Confrontations in relationships are inevitable and necessary. You must be willing and able to piss someone off and be alright with it Your closest of friends is going to do something to piss you off eventually. However, for some reason, we spend our lives avoiding confronting these situations and relationships, living our lives in limbo, and stunting our emotional lives.I I guess that’s the problem with ‘self development’. The majority of the advice doesn’t touch on how to deal with the negatives.

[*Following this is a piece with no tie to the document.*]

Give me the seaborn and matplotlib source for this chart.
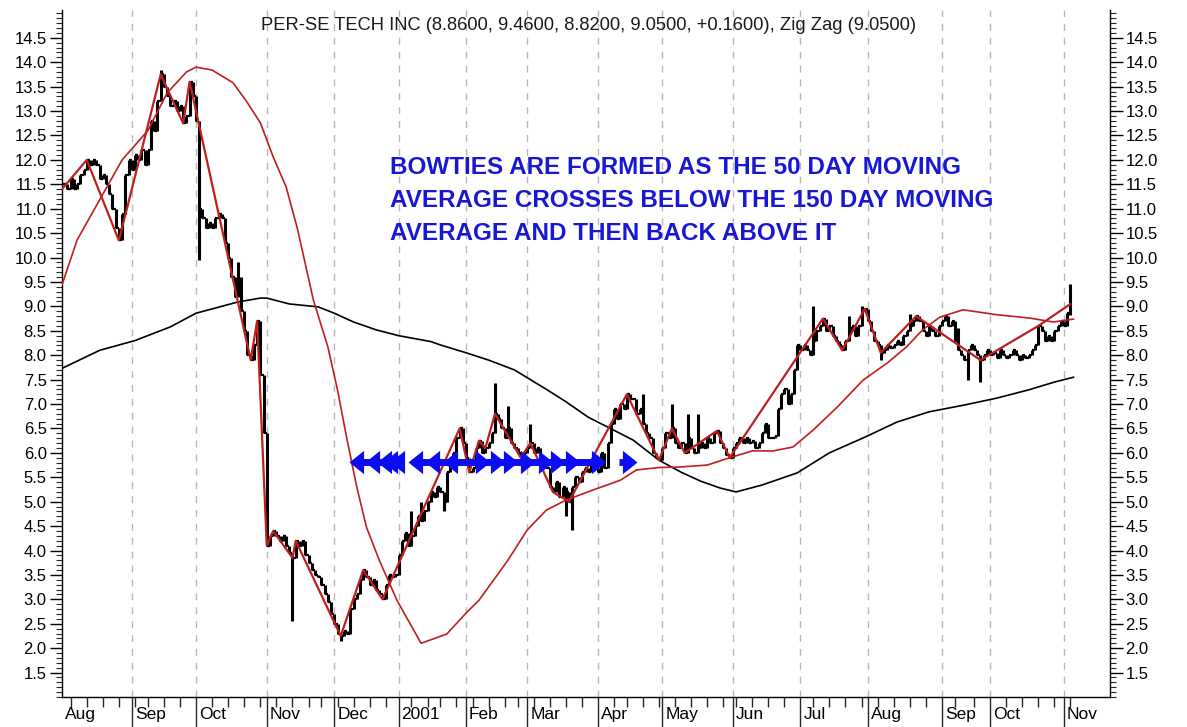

When I was in University, I grew overly attached to the girl I was dating from University. She was hot, a part-time model and the sex was great. However, I never offered commitment. I felt I had the social skills to sleep with more girls. I felt entitled to socialize with who I wanted, where I wanted, and at any time I wanted. I started missing classes and wasn’t doing too well academically. I was also facing minor depression and isolation.

We broke off nonetheless.

That was when I identified myself as the “self-improvement” guy. The guy that reads, want to get into business, travel and ‘live his life to the fullest’. Underneath all that “self-development” and ‘game’, I was still an emotional mess.

Closing Thoughts

I don’t think self help is all bad. There is actually some good stuff out there that can give you a kick in the ass to get you going. I think people have to be careful and objective about what they read and apply in their lives. Generally, stick to the ones with some form of research and doesn’t involve your sitting in a circle or ‘purging’ your negative emotions into the Universe.

In most cases, self help merely allows people to transfer and project their feelings of inadequacy onto these ‘gurus’, and live vicariously through them. It creates the perception of progress, and not progress itself.

You can take someone else’s ideas and philosophies into consider, however, it’s ultimately the application of these ideas to your life true that truly matters.